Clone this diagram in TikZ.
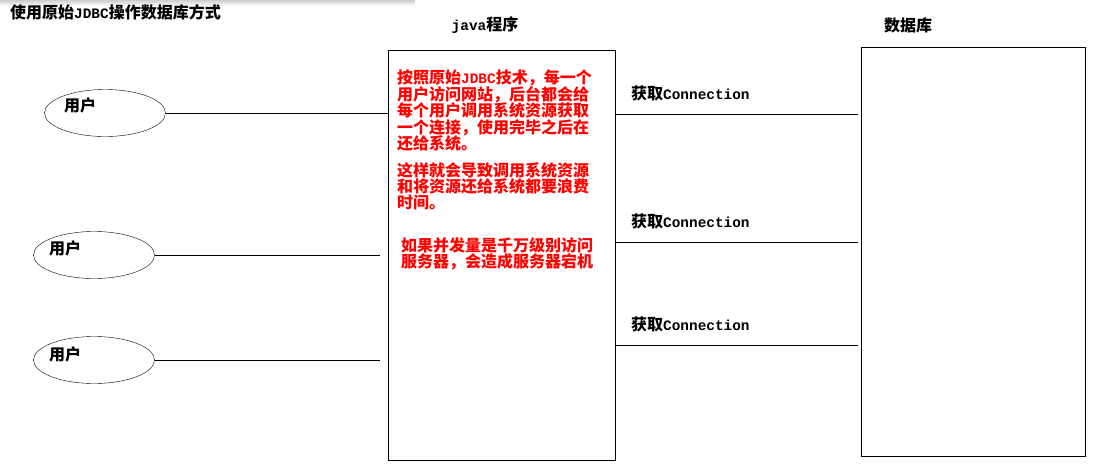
\documentclass[tikz,border=0pt]{standalone}
\usepackage{fontspec}
\usepackage{tikz}
\setmainfont{Noto Sans CJK SC}
\newfontfamily\lat[Scale=0.9]{Liberation Mono}
\usetikzlibrary{positioning,shapes.geometric}
\definecolor{warn}{RGB}{255,0,0}
\definecolor{shadow}{RGB}{205,205,205}

\begin{document}
\begin{tikzpicture}[x=1pt,y=-1pt,
  txt/.style={font=\fontsize{16}{16.4}\selectfont\bfseries, inner sep=0pt},
  user/.style={draw, ellipse, minimum width=121pt, minimum height=47pt, inner sep=0pt},
  box/.style={draw, rectangle, inner sep=0pt},
  note/.style={txt, color=warn, align=left, anchor=north west}]
\useasboundingbox (0,0) rectangle (1098,474);
% 顶部阴影
\shade[top color=shadow, bottom color=white] (0,0) rectangle (415,6);

% 标题
\node[txt, anchor=west] (title) at (10,12) {使用原始{\lat JDBC}操作数据库方式};

% java程序 和 数据库
\node[box, minimum width=227pt, minimum height=410pt] (java) at (501.5,255) {};
\node[txt] (javat) at (485,25) {{\lat java}程序};
\node[box, minimum width=224pt, minimum height=409pt] (db) at (973,251.5) {};
\node[txt] (dbt) at (908,25) {数据库};

% 用户
\node[user] (u1) at (105,113) {};
\node[user] (u2) at (94,255) {};
\node[user] (u3) at (94,360) {};
\foreach \u/\dx/\dy in {u1/-25/-8, u2/-29/-7, u3/-29/-6} {
    \node[txt] (\u t) at ([shift={(\dx,\dy)}]\u.center) {用户};
}
\draw (u1.east) -- (u1.east -| java.west);
\draw[shorten >=8pt] (u2.east) -- (u2.east -| java.west);
\draw[shorten >=8pt] (u3.east) -- (u3.east -| java.west);

% 获取Connection
\foreach \y [count=\i] in {114,242,345} {
    \draw (java.east |- 0,\y) -- ([xshift=-3pt]db.west |- 0,\y);
    \node[txt, anchor=west] (get\i) at (631,\y-21) {获取{\lat Connection}};
}

% 说明文字
\node[note] (p1) at (397,69) {按照原始{\lat JDBC}技术，每一个\\用户访问网站，后台都会给\\每个用户调用系统资源获取\\一个连接，使用完毕之后在\\还给系统。};
\node[note] (p2) at (397,162) {这样就会导致调用系统资源\\和将资源还给系统都要浪费\\时间。};
\node[note] (p3) at (401,237) {如果并发量是千万级别访问\\服务器，会造成服务器宕机};
\end{tikzpicture}
\end{document}
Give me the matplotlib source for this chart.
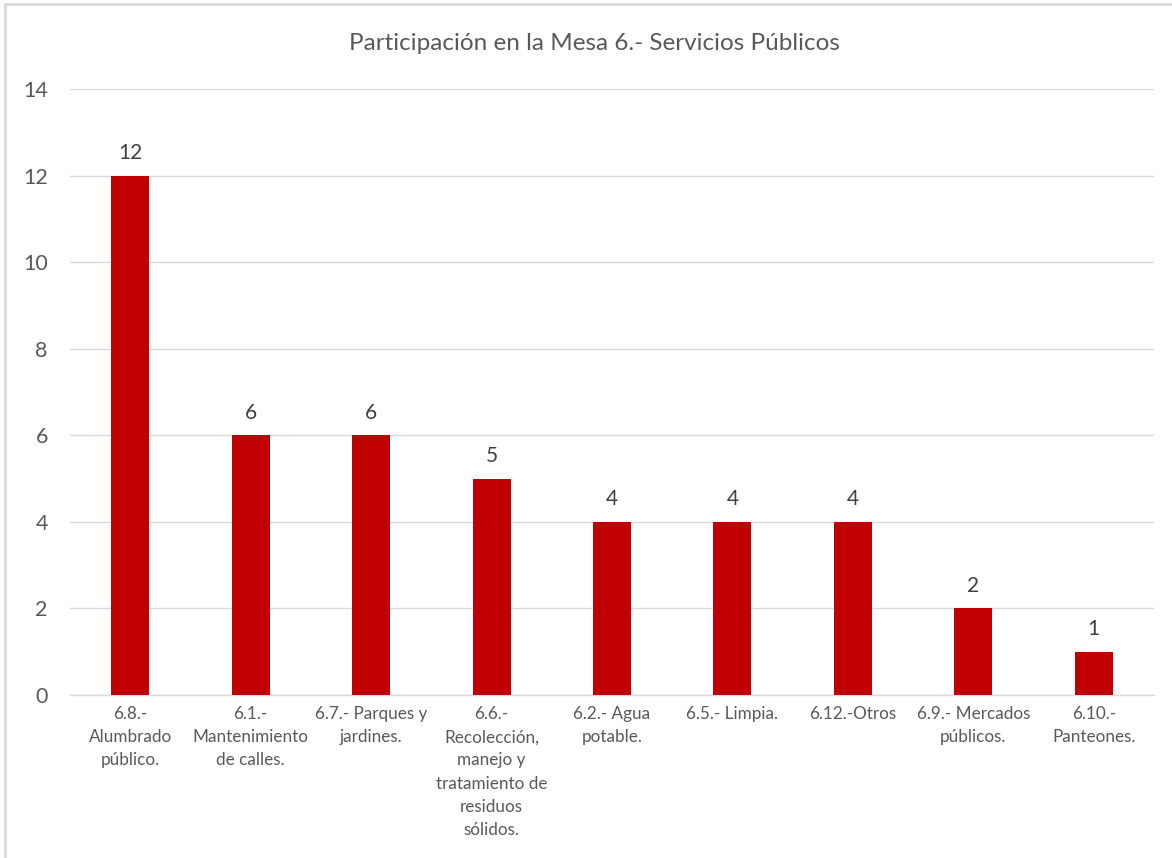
import numpy as np
import matplotlib.pyplot as plt
from matplotlib.lines import Line2D

plt.rcParams['font.family'] = ['Lato', 'DejaVu Sans']

titulo = "Participación en la Mesa 6.- Servicios Públicos"
categorias = [
    "6.8.-\nAlumbrado\npúblico.",
    "6.1.-\nMantenimiento\nde calles.",
    "6.7.- Parques y\njardines.",
    "6.6.-\nRecolección,\nmanejo y\ntratamiento de\nresiduos\nsólidos.",
    "6.2.- Agua\npotable.",
    "6.5.- Limpia.",
    "6.12.-Otros",
    "6.9.- Mercados\npúblicos.",
    "6.10.-\nPanteones.",
]
valores = [12, 6, 6, 5, 4, 4, 4, 2, 1]
yticks = [0, 2, 4, 6, 8, 10, 12, 14]

gris = "#595959"
rojo = "#C00000"

fig = plt.figure(figsize=(11.72, 8.58), dpi=100)
ax = fig.add_axes([70/1172, 1 - 695/858, 1084/1172, 606/858])

x = np.arange(len(categorias))
barras = ax.bar(x, valores, width=0.315, color=rojo, zorder=3)

for xi, v in zip(x, valores):
    ax.annotate(str(v), (xi, v), xytext=(0, 9), textcoords="offset points",
                ha="center", va="bottom", fontsize=15, color="#404040")

ax.set_xlim(-0.5, len(categorias) - 0.5)
ax.set_ylim(0, 14)
ax.set_yticks(yticks)
ax.set_yticklabels([str(t) for t in yticks], fontsize=15.5, color=gris)
ax.set_xticks(x)
ax.set_xticklabels(categorias, fontsize=12.3, color=gris, linespacing=1.55, va="top")
ax.tick_params(axis="both", length=0)
ax.tick_params(axis="y", pad=16)
ax.tick_params(axis="x", pad=8)

ax.grid(axis="y", color="#D9D9D9", linewidth=1, zorder=0)
for s in ["top", "right", "left"]:
    ax.spines[s].set_visible(False)
ax.spines["bottom"].set_color("#D9D9D9")
ax.spines["bottom"].set_linewidth(1)

fig.text(0.5 * (347 + 842) / 1172, 1 - 43/858, titulo, ha="center", va="center",
         fontsize=17.5, color=gris)

# marco del gráfico
fig.add_artist(Line2D([5/1172, 5/1172], [0, 1 - 4/858], color="#D9D9D9", linewidth=2))
fig.add_artist(Line2D([5/1172, 1], [1 - 4/858, 1 - 4/858], color="#D9D9D9", linewidth=2))

fig.savefig("out.png", dpi=100, facecolor="white")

__________

Exercise goal → Leave out the pictures. Transcribe only the lines above, from the first through the one that contains "anchor=west] (title) at".

The response →
Clone this diagram in TikZ.
\documentclass[tikz,border=0pt]{standalone}
\usepackage{fontspec}
\usepackage{tikz}
\setmainfont{Noto Sans CJK SC}
\newfontfamily\lat[Scale=0.9]{Liberation Mono}
\usetikzlibrary{positioning,shapes.geometric}
\definecolor{warn}{RGB}{255,0,0}
\definecolor{shadow}{RGB}{205,205,205}

\begin{document}
\begin{tikzpicture}[x=1pt,y=-1pt,
  txt/.style={font=\fontsize{16}{16.4}\selectfont\bfseries, inner sep=0pt},
  user/.style={draw, ellipse, minimum width=121pt, minimum height=47pt, inner sep=0pt},
  box/.style={draw, rectangle, inner sep=0pt},
  note/.style={txt, color=warn, align=left, anchor=north west}]
\useasboundingbox (0,0) rectangle (1098,474);
% 顶部阴影
\shade[top color=shadow, bottom color=white] (0,0) rectangle (415,6);

% 标题
\node[txt, anchor=west] (title) at (10,12) {使用原始{\lat JDBC}操作数据库方式};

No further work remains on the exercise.